__What you will do__: Copy each line below that includes "diagram".

--

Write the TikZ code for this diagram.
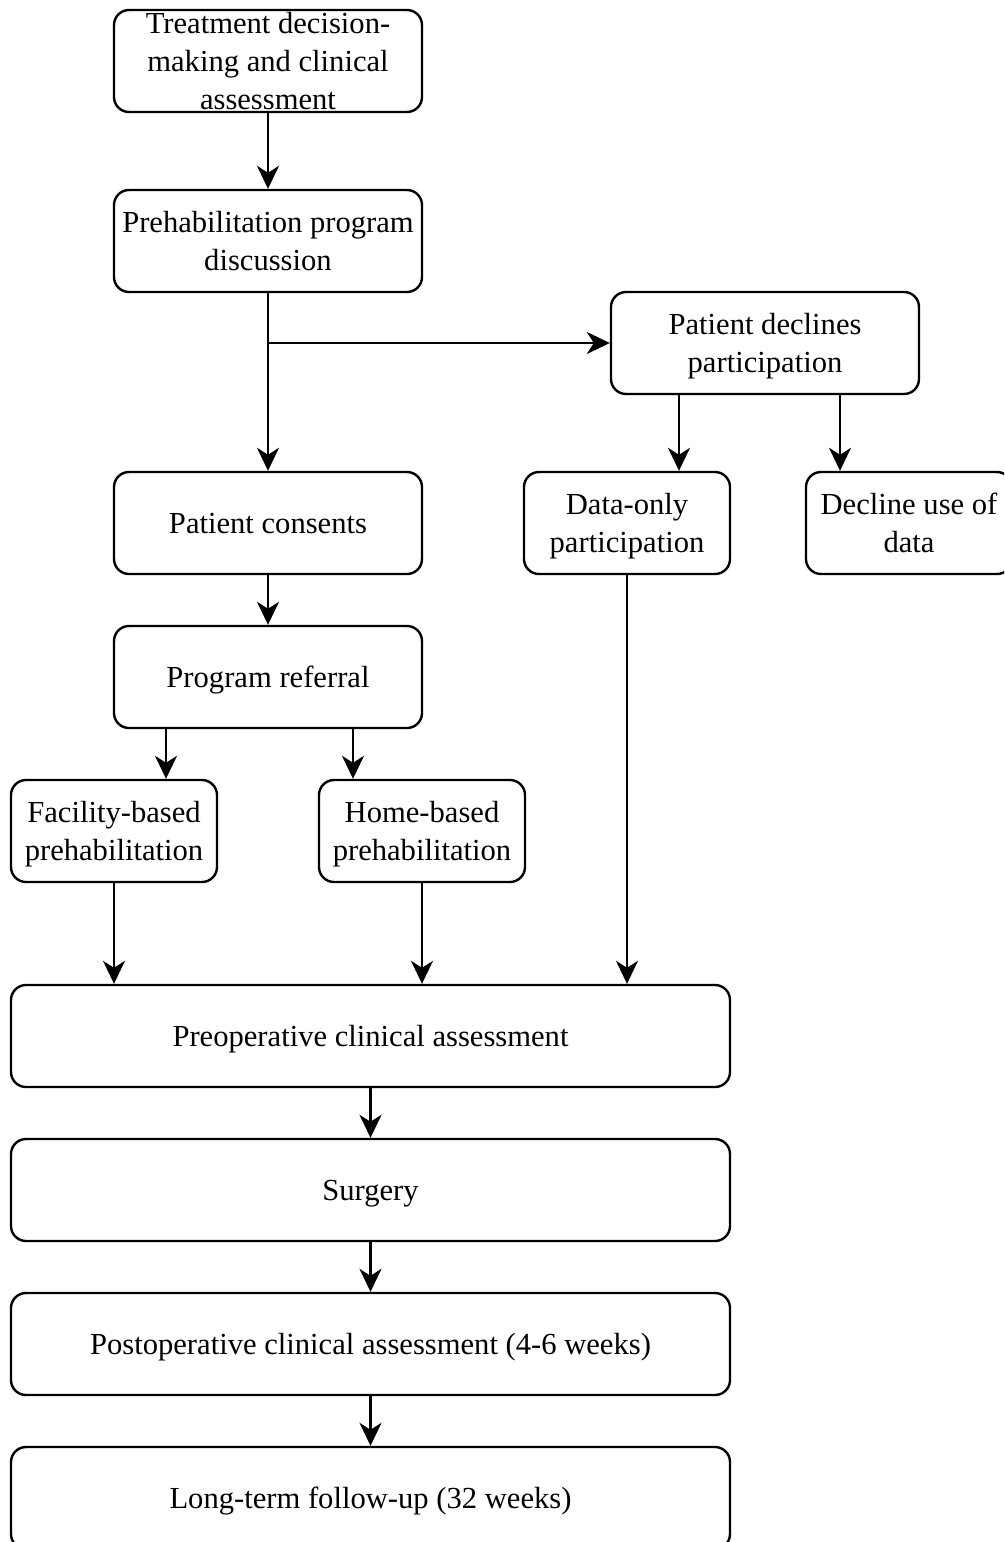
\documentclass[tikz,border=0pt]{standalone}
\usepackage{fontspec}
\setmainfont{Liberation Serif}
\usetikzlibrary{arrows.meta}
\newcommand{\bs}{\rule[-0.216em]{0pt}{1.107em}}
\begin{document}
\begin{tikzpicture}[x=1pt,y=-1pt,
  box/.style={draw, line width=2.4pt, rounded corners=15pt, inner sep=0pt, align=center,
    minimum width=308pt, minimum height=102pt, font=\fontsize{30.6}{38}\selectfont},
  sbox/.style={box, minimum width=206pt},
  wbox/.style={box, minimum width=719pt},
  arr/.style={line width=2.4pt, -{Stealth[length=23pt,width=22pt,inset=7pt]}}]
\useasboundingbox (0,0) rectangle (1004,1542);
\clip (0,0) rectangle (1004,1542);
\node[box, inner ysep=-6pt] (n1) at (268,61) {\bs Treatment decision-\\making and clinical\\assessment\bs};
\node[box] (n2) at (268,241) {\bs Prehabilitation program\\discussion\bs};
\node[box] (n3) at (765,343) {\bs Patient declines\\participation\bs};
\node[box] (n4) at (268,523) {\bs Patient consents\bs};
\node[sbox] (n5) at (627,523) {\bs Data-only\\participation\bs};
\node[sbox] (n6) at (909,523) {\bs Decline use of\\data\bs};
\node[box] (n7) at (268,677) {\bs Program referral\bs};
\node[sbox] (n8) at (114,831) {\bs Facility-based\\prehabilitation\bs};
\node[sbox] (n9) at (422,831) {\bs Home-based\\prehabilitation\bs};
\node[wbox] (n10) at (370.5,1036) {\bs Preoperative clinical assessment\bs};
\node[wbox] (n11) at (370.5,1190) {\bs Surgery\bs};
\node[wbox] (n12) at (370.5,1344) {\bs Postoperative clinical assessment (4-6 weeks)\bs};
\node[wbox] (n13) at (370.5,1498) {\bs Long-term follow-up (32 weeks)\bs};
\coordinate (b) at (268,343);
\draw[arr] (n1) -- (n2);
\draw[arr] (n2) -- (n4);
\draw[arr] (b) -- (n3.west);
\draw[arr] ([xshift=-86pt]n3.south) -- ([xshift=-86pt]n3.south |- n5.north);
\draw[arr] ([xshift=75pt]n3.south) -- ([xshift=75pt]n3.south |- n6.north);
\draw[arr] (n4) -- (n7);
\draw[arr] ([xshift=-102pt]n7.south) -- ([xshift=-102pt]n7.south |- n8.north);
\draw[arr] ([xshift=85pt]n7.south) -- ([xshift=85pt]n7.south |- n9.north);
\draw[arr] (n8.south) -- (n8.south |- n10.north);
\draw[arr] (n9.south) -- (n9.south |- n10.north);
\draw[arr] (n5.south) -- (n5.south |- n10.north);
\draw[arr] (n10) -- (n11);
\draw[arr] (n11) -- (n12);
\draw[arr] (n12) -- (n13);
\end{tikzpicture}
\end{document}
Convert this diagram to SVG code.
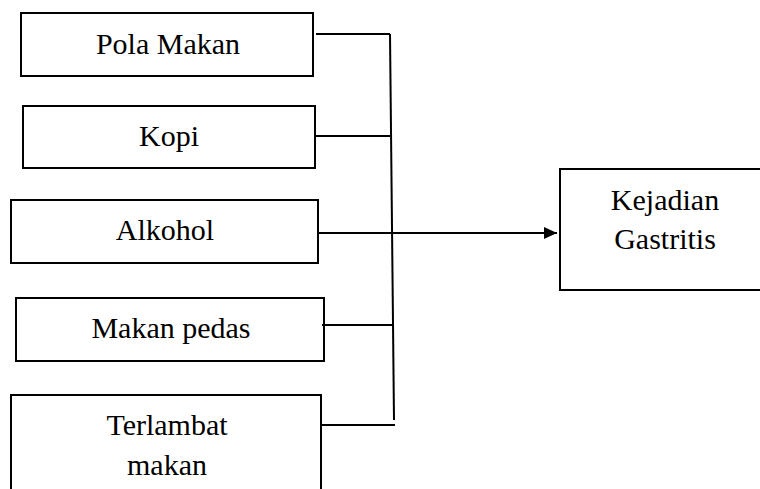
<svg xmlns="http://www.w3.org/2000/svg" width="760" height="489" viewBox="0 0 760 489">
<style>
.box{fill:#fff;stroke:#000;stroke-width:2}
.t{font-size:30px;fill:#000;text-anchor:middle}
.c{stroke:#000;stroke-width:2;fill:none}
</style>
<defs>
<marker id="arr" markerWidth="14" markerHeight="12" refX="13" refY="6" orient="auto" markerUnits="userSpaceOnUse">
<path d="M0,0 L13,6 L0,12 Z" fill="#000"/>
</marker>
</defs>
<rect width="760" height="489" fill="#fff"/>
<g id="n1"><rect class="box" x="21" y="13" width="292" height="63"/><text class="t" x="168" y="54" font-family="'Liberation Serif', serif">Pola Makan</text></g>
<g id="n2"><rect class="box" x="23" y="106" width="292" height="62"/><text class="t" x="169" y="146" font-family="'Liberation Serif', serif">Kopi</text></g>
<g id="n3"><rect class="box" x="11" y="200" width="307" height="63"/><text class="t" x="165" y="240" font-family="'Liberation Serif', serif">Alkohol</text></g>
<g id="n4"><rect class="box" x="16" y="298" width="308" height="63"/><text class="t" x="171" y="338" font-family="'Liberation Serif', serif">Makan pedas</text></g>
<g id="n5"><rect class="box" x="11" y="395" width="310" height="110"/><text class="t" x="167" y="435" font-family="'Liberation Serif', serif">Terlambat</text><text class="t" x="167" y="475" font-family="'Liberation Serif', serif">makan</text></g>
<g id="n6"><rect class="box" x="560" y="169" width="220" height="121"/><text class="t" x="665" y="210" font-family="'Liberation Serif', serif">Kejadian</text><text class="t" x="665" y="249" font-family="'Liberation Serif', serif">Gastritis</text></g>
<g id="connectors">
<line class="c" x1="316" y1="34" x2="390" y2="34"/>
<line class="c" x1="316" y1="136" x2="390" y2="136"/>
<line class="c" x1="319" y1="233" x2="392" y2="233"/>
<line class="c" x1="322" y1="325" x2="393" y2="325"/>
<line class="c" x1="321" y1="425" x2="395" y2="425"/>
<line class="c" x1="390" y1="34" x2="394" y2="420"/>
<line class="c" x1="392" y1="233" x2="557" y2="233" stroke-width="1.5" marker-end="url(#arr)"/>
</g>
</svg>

--

__Solution for this task__:
Write the TikZ code for this diagram.
Convert this diagram to SVG code.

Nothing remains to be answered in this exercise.